For the reaction
`N_(2)(G)+3H_(2)(g)hArr2NH_(3)(g),Delta=-93.6KJmol^(-1)`
The number of moles of `H_(2)` at equilibrium will increase If :

To determine how the number of moles of \( H_2 \) at equilibrium will increase, we need to analyze the given reaction and the factors that can affect it. The reaction is: \[ N_2(g) + 3H_2(g) \rightleftharpoons 2NH_3(g) \] with an enthalpy change \( \Delta H = -93.6 \, \text{kJ/mol} \), indicating that the reaction is exothermic. ### Step 1: Understand the Reaction The reaction involves 1 mole of nitrogen gas and 3 moles of hydrogen gas producing 2 moles of ammonia gas. This means that on the left side (reactants), there are a total of 4 moles of gas (1 mole of \( N_2 \) + 3 moles of \( H_2 \)), while on the right side (products), there are only 2 moles of gas (2 moles of \( NH_3 \)). ### Step 2: Analyze the Effect of Volume Change According to Le Chatelier's principle, if we change the conditions of a system at equilibrium, the system will adjust to counteract that change. - **Increasing Volume**: When the volume of the system is increased, the equilibrium will shift towards the side with more moles of gas to increase the pressure. In this case, the left side has 4 moles (1 \( N_2 \) + 3 \( H_2 \)) compared to the right side with 2 moles (2 \( NH_3 \)).
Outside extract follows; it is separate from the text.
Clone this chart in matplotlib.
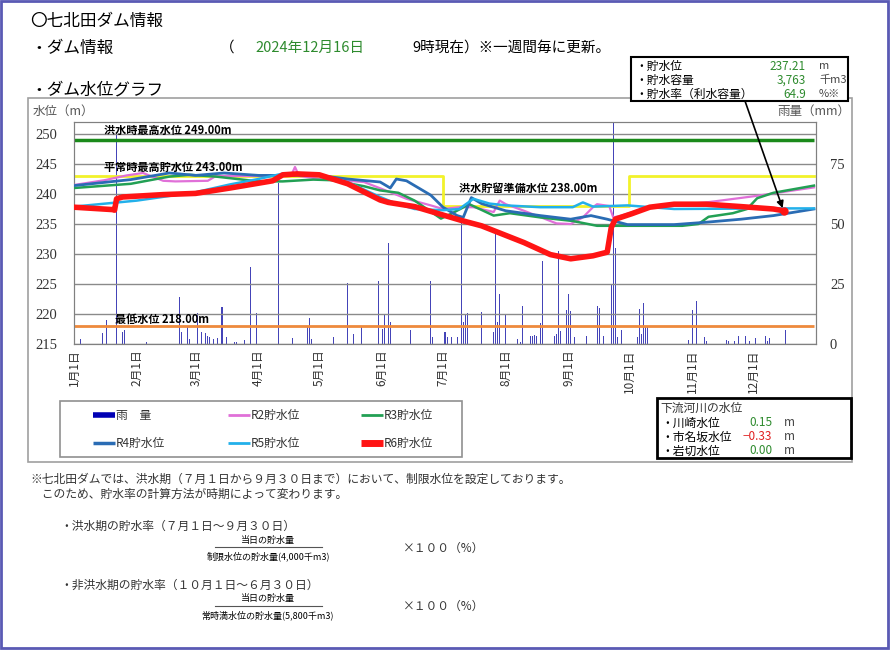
import numpy as np
import matplotlib
matplotlib.use('Agg')
import matplotlib.pyplot as plt
from matplotlib.patches import Rectangle

plt.rcParams['font.family'] = ['Noto Sans CJK JP', 'DejaVu Sans']

# %% values (x = day of year 2024, 0 = 1月1日)
month_start = [0, 31, 60, 91, 121, 152, 182, 213, 244, 274, 305, 335]
month_label = ['1月1日', '2月1日', '3月1日', '4月1日', '5月1日', '6月1日',
               '7月1日', '8月1日', '9月1日', '10月1日', '11月1日', '12月1日']

# reference levels (m)
flood_max = 249.0
low_level = 218.0
limit_day = [0, 182, 274, 365]
limit_lvl = [243.0, 238.0, 243.0, 243.0]

# storage level per year (m)
r2_day = [0, 15, 26, 34, 44, 50, 66, 70, 80, 100, 107, 109, 111, 122, 143, 156, 164, 176, 182,
          190, 197, 207, 210, 213, 222, 238, 245, 251, 256, 258, 264, 266, 270, 284, 312, 337, 365]
r2_lvl = [241.5, 242.3, 243.1, 243.5, 242.2, 242.1, 242.2, 243.0, 243.0, 243.0, 243.0, 244.5, 243.0,
          242.5, 242.0, 240.3, 239.2, 238.1, 237.5, 237.8, 237.8, 237.0, 238.9, 238.3, 237.2, 235.1,
          235.0, 236.1, 237.8, 238.3, 238.0, 236.1, 236.4, 237.9, 238.6, 239.7, 241.1]

r3_day = [0, 28, 47, 57, 70, 91, 103, 118, 127, 143, 151, 160, 168, 181, 186, 195, 207, 215, 230,
          246, 258, 300, 308, 313, 325, 332, 337, 345, 365]
r3_lvl = [241.0, 241.7, 242.9, 243.2, 242.9, 242.1, 242.1, 242.4, 242.3, 241.3, 240.6, 240.2, 238.9,
          235.9, 236.7, 238.3, 236.4, 236.8, 236.1, 235.5, 234.7, 234.7, 235.0, 236.2, 236.8, 237.5,
          239.3, 240.2, 241.4]

r4_day = [0, 28, 47, 60, 74, 91, 121, 135, 151, 156, 159, 164, 176, 182, 189, 192, 196, 201, 213,
          230, 245, 255, 263, 273, 296, 312, 329, 345, 365]
r4_lvl = [241.4, 242.4, 243.5, 243.1, 243.5, 243.1, 243.1, 242.5, 242.0, 241.0, 242.5, 242.2, 239.8,
          237.8, 236.4, 236.1, 239.4, 238.4, 237.2, 236.4, 235.8, 236.4, 235.8, 234.9, 234.9, 235.3,
          235.8, 236.4, 237.5]

r5_day = [0, 31, 60, 77, 91, 103, 121, 135, 151, 159, 168, 182, 190, 197, 205, 213, 230, 246, 251,
          256, 273, 296, 345, 365]
r5_lvl = [237.9, 238.9, 240.3, 241.6, 242.5, 243.4, 243.1, 242.0, 239.5, 238.4, 237.5, 237.3, 237.5,
          239.2, 238.4, 238.1, 237.8, 237.8, 238.6, 237.9, 238.1, 237.5, 237.6, 237.6]

r6_day = [0, 19, 20, 21, 24, 44, 60, 77, 91, 98, 103, 110, 121, 135, 151, 155, 168, 182, 191, 201,
          207, 222, 235, 245, 256, 263, 265, 267, 275, 284, 296, 312, 329, 345, 350]
r6_lvl = [237.8, 237.4, 237.3, 239.2, 239.5, 239.9, 240.1, 241.0, 241.8, 242.2, 243.2, 243.35, 243.2,
          241.7, 239.0, 238.6, 237.9, 236.5, 235.6, 234.7, 233.9, 231.9, 229.9, 229.2, 229.7, 230.3,
          234.4, 235.8, 236.7, 237.8, 238.3, 238.3, 237.9, 237.5, 237.21]

# daily rainfall (mm)
rain_day = [3, 14, 16, 21, 24, 25, 36, 52, 53, 56, 57, 61, 63, 65, 66, 67, 69, 71, 73, 75, 79, 80,
            84, 87, 90, 101, 108, 115, 116, 117, 128, 135, 138, 142, 150, 152, 153, 155, 156, 166,
            176, 177, 183, 184, 186, 189, 191, 192, 193, 194, 201, 207, 208, 209, 210, 213, 219,
            220, 221, 225, 226, 227, 228, 230, 231, 237, 238, 239, 240, 243, 244, 245, 247, 253,
            258, 259, 261, 265, 266, 267, 268, 270, 278, 279, 280, 281, 282, 283, 303, 305, 307,
            311, 312, 322, 323, 326, 328, 331, 333, 336, 341, 342, 343, 351]
rain_mm = [2, 4.4, 10, 88, 5, 6, 1, 19.4, 5, 7, 2, 13, 5, 4.4, 3.5, 3, 2, 2.3, 15.3, 3, 1, 1,
           1.7, 32, 13, 67, 2.3, 7, 11, 2, 3, 25.5, 4, 7, 26.4, 6.4, 12, 42, 9, 6,
           26.4, 3, 5, 3, 2.8, 2.8, 53, 9, 12, 13, 13.3, 5, 46, 9, 21, 12, 2,
           1, 15.7, 3.5, 3.5, 3.8, 3.5, 8.7, 34.4, 3.5, 4.2, 38.6, 5.6, 14, 21, 13.8, 2.8, 3.5,
           15.7, 15, 3.5, 25, 95, 40, 2.8, 6, 2.8, 14.7, 4.2, 16.9, 7, 7, 1.7, 14, 18,
           2.8, 1.1, 1.7, 1.1, 1.1, 3.5, 3.5, 1.1, 2.5, 3.5, 1.4, 2.5, 6]

# %% figure
fig = plt.figure(figsize=(8.9, 6.5), dpi=100)
W, H = 890, 650

# pixel-coordinate overlay for the page texts and boxes
bg = fig.add_axes([0, 0, 1, 1], zorder=0)
bg.set_xlim(0, W)
bg.set_ylim(H, 0)
bg.axis('off')

# chart axes: left 74px, right 816px, top 122px, bottom 344px
ax2 = fig.add_axes([74 / W, 1 - 344 / H, (816 - 74) / W, (344 - 122) / H], zorder=1)
ax = ax2.twinx()
ax.set_zorder(2)
ax.patch.set_visible(False)
ax.yaxis.tick_left()
ax.yaxis.set_label_position('left')
ax2.yaxis.tick_right()

# rain bars
ax2.bar(rain_day, rain_mm, width=0.5, color='#4444b8', linewidth=0)
ax2.set_ylim(0, 92.5)
ax2.set_yticks([0, 25, 50, 75])
ax2.set_xlim(0, 366)

# reference lines
ax.hlines(flood_max, 0, 365, color='#1a8a1a', lw=2.5, zorder=2)
ax.hlines(low_level, 0, 365, color='#ee8a3c', lw=2, zorder=2)
ax.step(limit_day, limit_lvl, where='post', color='#f2f22a', lw=2, zorder=2)

l2, = ax.plot(r2_day, r2_lvl, color='#e070d8', lw=1.6, zorder=3)
l3, = ax.plot(r3_day, r3_lvl, color='#22a054', lw=1.8, zorder=3)
l4, = ax.plot(r4_day, r4_lvl, color='#2a6cb4', lw=2.0, zorder=3)
l5, = ax.plot(r5_day, r5_lvl, color='#22b0ea', lw=1.8, zorder=3)
l6, = ax.plot(r6_day, r6_lvl, color='#ff1414', lw=4, zorder=4, solid_capstyle='round')
ax.plot(r6_day[-1], r6_lvl[-1], 'o', color='#ff1414', ms=5, zorder=5)

ax.set_ylim(215, 252)
ax.set_xlim(0, 366)
ax.set_yticks(np.arange(215, 251, 5))
ax.set_xticks(month_start)
ax2.set_xticks(month_start)
ax2.set_xticklabels(month_label, rotation=90, fontsize=8.5, color='#333333')
ax.tick_params(axis='x', labelbottom=False, length=0)
ax.grid(True, color='#8a8a8a', lw=1)
ax.tick_params(axis='y', length=0, labelsize=10.5, labelcolor='#333333', pad=12)
ax2.tick_params(axis='y', length=0, labelsize=10.5, labelcolor='#333333', pad=10)
ax2.tick_params(axis='x', length=0, pad=4)
for lab in ax.get_yticklabels() + ax2.get_yticklabels():
    lab.set_family('Liberation Serif')
for a in (ax, ax2):
    for s in a.spines.values():
        s.set_color('#808080')

# level labels
lab_kw = dict(fontsize=8, fontweight='bold', zorder=6, va='center')
ax.text(15, 250.6, '洪水時最高水位 249.00m', **lab_kw)
ax.text(15, 244.5, '平常時最高貯水位 243.00m', **lab_kw)
ax.text(190, 241.0, '洪水貯留準備水位 238.00m', **lab_kw)
ax.text(20, 219.2, '最低水位 218.00m', **lab_kw)

# arrow from the info box to today's level
ax.annotate('', xy=(r6_day[-1], r6_lvl[-1]), xytext=(745, H - 101), textcoords='figure pixels',
            arrowprops=dict(arrowstyle='-|>', color='black', lw=1.2, mutation_scale=10,
                            shrinkA=0, shrinkB=2), annotation_clip=False, zorder=7)

# %% page frame and header
bg.add_patch(Rectangle((1, 1), W - 3, H - 3, fill=False, ec='#5a5ab4', lw=2))
bg.add_patch(Rectangle((28, 98), 824, 364, fill=False, ec='#a0a0a0', lw=1.2))

bg.text(30, 21, '〇七北田ダム情報', fontsize=12, va='center')
bg.text(30, 48, '・ダム情報', fontsize=12, va='center')
bg.text(220, 48, '（', fontsize=10.5, va='center')
bg.text(255, 48, '2024年12月16日', fontsize=10.5, va='center', color='#2e8b2e')
bg.text(412, 48, '9時現在）※一週間毎に更新。', fontsize=10.5, va='center')
bg.text(30, 90, '・ダム水位グラフ', fontsize=12, va='center')
bg.text(33, 111, '水位（m）', fontsize=9, va='center', color='#555555')
bg.text(850, 111, '雨量（mm）', fontsize=9, va='center', ha='right', color='#555555')

# info box
bg.add_patch(Rectangle((631, 57), 217, 44, fc='white', ec='black', lw=1.5))
info_lab = ['・貯水位', '・貯水容量', '・貯水率（利水容量）']
info_val = ['237.21', '3,763', '64.9']
info_unit = ['m', '千m3', '%※']
for i in range(3):
    y = 66 + 14 * i
    bg.text(635, y, info_lab[i], fontsize=8.5, va='center')
    bg.text(806, y, info_val[i], fontsize=8.5, va='center', ha='right', color='#2e8b2e')
    bg.text(819, y, info_unit[i], fontsize=8, va='center', color='#444444')

# legend box
bg.add_patch(Rectangle((60, 401), 402, 56, fc='white', ec='#909090', lw=1.2))
leg = [('雨　量', '#0000b4', 4), ('R2貯水位', l2.get_color(), 2), ('R3貯水位', l3.get_color(), 2),
       ('R4貯水位', l4.get_color(), 2.5), ('R5貯水位', l5.get_color(), 2), ('R6貯水位', l6.get_color(), 5)]
col_x = [93, 228, 361]
row_y = [415, 443]
for i, (name, c, w) in enumerate(leg):
    x0 = col_x[i % 3]
    y0 = row_y[i // 3]
    bg.plot([x0, x0 + 22], [y0, y0], color=c, lw=w, solid_capstyle='butt')
    bg.text(x0 + 23, y0, name, fontsize=8.5, va='center', color='#333333')

# downstream river box
bg.add_patch(Rectangle((657, 398), 194, 60, fc='white', ec='black', lw=2))
bg.text(660, 408, '下流河川の水位', fontsize=8.5, va='center', color='#333333')
river_lab = ['・川崎水位', '・市名坂水位', '・岩切水位']
river_val = ['0.15', '−0.33', '0.00']
river_col = ['#2e8b2e', '#e02020', '#2e8b2e']
for i in range(3):
    y = 423 + 14 * i
    bg.text(661, y, river_lab[i], fontsize=8.5, va='center')
    bg.text(772, y, river_val[i], fontsize=8.5, va='center', ha='right', color=river_col[i])
    bg.text(784, y, 'm', fontsize=8.5, va='center', color='#444444')

# %% notes under the chart
note_kw = dict(fontsize=8.5, va='center', color='#333333')
bg.text(30, 479, '※七北田ダムでは、洪水期（７月１日から９月３０日まで）において、制限水位を設定しております。', **note_kw)
bg.text(30, 494, '　このため、貯水率の計算方法が時期によって変わります。', **note_kw)
bg.text(60, 526, '・洪水期の貯水率（７月１日～９月３０日）', **note_kw)
bg.text(268, 540, '当日の貯水量', ha='center', fontsize=6.5, va='center')
bg.plot([215, 322], [547, 547], color='#555555', lw=0.8)
bg.text(268, 556, '制限水位の貯水量(4,000千m3)', ha='center', fontsize=6.5, va='center')
bg.text(403, 548, '×１００（%）', **note_kw)
bg.text(60, 585, '・非洪水期の貯水率（１０月１日～６月３０日）', **note_kw)
bg.text(268, 598, '当日の貯水量', ha='center', fontsize=6.5, va='center')
bg.plot([215, 322], [606, 606], color='#555555', lw=0.8)
bg.text(268, 615, '常時満水位の貯水量(5,800千m3)', ha='center', fontsize=6.5, va='center')
bg.text(403, 606, '×１００（%）', **note_kw)

fig.savefig('out.png', dpi=100)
Therefore, increasing the volume will shift the equilibrium to the left, increasing the concentration of \( H_2 \). ### Step 3: Consider Other Factors 1. **Adding Inert Gas (Argon)**: If an inert gas is added at constant volume, it does not affect the equilibrium position because it does not change the partial pressures of the reactants or products. Thus, this will not increase the moles of \( H_2 \). 2. **Removing \( NH_3 \)**: If \( NH_3 \) is removed, the equilibrium will shift to the right to produce more \( NH_3 \), which would decrease the moles of \( H_2 \) rather than increase them. ### Conclusion The only factor that would lead to an increase in the number of moles of \( H_2 \) at equilibrium is the increase in volume. Therefore, the correct answer is: **The number of moles of \( H_2 \) at equilibrium will increase if the volume is increased.**